>> begin Material for the task
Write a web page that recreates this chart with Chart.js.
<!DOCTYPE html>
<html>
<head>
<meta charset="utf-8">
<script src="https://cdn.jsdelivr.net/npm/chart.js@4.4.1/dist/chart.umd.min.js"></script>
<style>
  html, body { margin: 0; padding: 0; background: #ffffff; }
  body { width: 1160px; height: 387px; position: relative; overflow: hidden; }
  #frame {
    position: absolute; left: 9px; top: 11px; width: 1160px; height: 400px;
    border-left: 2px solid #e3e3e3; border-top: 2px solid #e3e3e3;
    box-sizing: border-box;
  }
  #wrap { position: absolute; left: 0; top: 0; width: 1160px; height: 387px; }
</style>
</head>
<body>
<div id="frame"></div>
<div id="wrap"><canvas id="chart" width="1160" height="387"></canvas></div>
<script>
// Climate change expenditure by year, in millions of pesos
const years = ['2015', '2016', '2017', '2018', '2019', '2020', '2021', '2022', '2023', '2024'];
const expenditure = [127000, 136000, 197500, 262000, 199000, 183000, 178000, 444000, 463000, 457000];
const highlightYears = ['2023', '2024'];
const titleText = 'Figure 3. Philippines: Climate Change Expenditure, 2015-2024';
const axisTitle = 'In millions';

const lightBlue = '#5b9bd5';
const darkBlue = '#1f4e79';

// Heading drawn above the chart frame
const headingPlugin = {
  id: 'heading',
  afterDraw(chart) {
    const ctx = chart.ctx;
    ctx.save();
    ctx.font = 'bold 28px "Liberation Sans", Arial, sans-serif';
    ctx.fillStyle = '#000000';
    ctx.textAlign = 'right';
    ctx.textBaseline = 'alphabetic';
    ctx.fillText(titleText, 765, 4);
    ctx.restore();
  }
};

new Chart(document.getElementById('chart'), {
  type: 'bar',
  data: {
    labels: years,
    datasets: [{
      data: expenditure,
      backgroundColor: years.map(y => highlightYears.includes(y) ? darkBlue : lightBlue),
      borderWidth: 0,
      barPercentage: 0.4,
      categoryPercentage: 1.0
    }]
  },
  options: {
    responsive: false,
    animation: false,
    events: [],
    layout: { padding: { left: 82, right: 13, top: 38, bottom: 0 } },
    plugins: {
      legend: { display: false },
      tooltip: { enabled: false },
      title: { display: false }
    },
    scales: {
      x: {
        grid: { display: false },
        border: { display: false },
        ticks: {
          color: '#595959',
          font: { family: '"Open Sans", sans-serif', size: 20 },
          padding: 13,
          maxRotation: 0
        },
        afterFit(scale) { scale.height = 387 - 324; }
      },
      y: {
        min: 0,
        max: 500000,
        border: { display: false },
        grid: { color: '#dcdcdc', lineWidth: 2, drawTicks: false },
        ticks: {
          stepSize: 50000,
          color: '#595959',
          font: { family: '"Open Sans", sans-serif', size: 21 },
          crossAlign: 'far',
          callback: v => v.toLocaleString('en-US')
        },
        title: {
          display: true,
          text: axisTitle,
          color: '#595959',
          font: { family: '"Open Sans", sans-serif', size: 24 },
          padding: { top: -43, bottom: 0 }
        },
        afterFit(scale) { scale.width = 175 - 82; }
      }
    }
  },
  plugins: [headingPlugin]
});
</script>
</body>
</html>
>> end Material for the task
>> begin Material for the task
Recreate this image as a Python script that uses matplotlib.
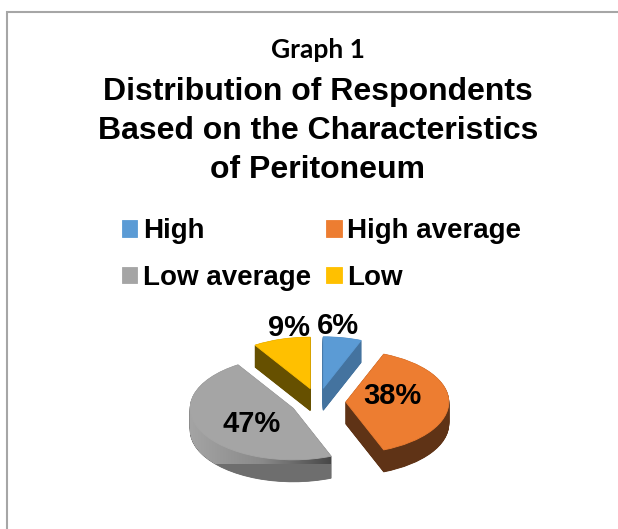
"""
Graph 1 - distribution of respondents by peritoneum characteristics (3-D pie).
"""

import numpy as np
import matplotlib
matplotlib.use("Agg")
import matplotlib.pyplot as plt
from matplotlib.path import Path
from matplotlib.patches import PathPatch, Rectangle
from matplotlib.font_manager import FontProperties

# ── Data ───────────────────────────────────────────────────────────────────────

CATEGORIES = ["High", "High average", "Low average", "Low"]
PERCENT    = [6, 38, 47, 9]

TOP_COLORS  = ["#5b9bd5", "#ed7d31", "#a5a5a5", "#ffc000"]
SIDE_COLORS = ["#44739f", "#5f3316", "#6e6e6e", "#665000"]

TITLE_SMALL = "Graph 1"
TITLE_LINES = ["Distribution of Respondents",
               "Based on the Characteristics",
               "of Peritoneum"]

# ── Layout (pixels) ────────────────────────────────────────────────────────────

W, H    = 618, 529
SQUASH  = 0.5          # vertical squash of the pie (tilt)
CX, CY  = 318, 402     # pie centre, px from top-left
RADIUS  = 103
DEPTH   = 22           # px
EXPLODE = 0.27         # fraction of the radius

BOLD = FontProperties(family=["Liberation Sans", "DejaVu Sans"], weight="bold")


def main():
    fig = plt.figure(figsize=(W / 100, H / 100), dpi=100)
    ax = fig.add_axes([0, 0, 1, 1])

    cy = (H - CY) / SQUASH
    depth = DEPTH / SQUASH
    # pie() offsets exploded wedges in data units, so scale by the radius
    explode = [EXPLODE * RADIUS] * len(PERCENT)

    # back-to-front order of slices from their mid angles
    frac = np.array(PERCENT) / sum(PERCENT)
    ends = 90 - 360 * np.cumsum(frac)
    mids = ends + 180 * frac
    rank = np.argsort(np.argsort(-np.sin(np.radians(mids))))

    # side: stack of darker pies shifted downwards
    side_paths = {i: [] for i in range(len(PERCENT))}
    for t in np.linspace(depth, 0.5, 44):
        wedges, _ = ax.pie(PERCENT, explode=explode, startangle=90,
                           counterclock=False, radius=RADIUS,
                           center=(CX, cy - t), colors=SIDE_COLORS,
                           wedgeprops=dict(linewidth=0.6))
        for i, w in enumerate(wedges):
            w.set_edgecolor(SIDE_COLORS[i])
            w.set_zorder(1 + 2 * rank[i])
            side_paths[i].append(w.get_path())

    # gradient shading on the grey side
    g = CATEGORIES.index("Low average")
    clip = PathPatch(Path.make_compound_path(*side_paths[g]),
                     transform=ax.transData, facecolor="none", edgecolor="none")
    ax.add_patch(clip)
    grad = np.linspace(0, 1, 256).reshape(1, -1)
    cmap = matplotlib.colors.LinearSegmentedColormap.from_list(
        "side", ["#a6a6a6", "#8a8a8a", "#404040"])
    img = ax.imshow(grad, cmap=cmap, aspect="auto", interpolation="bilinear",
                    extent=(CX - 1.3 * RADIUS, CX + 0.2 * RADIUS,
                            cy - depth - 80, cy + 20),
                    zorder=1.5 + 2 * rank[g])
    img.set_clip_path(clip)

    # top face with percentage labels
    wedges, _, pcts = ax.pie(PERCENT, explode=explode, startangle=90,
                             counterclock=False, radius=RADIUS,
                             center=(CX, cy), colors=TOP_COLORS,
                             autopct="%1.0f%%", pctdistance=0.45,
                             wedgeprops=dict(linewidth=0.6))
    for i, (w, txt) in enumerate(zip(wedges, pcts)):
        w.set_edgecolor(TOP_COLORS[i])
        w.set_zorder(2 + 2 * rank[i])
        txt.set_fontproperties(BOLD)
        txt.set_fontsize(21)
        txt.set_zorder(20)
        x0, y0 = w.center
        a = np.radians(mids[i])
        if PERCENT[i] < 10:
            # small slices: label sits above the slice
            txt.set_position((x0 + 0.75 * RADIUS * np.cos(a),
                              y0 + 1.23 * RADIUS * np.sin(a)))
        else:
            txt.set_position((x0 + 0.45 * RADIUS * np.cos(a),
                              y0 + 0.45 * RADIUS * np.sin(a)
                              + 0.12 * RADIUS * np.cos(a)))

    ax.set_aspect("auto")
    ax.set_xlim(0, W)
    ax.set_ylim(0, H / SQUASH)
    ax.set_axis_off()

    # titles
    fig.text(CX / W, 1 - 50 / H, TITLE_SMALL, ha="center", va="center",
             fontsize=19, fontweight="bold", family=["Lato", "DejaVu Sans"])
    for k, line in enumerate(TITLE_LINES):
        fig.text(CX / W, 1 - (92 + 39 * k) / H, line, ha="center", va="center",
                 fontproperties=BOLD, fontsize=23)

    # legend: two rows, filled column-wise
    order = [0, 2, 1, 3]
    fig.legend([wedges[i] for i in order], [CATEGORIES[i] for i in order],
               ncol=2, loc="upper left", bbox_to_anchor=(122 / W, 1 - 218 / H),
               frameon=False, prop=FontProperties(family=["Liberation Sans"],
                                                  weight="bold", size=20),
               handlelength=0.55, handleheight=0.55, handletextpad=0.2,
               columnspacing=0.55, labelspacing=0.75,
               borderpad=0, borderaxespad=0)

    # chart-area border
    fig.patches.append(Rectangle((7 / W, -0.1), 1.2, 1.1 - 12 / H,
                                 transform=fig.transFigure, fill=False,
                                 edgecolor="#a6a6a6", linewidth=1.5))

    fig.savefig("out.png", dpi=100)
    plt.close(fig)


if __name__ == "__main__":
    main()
>> end Material for the task
Set task
Isolate the lines above that contain the word "chart" and copy them.

The answer
Write a web page that recreates this chart with Chart.js.
<script src="https://cdn.jsdelivr.net/npm/chart.js@4.4.1/dist/chart.umd.min.js"></script>
<div id="wrap"><canvas id="chart" width="1160" height="387"></canvas></div>
// Heading drawn above the chart frame
  afterDraw(chart) {
    const ctx = chart.ctx;
new Chart(document.getElementById('chart'), {
    # chart-area border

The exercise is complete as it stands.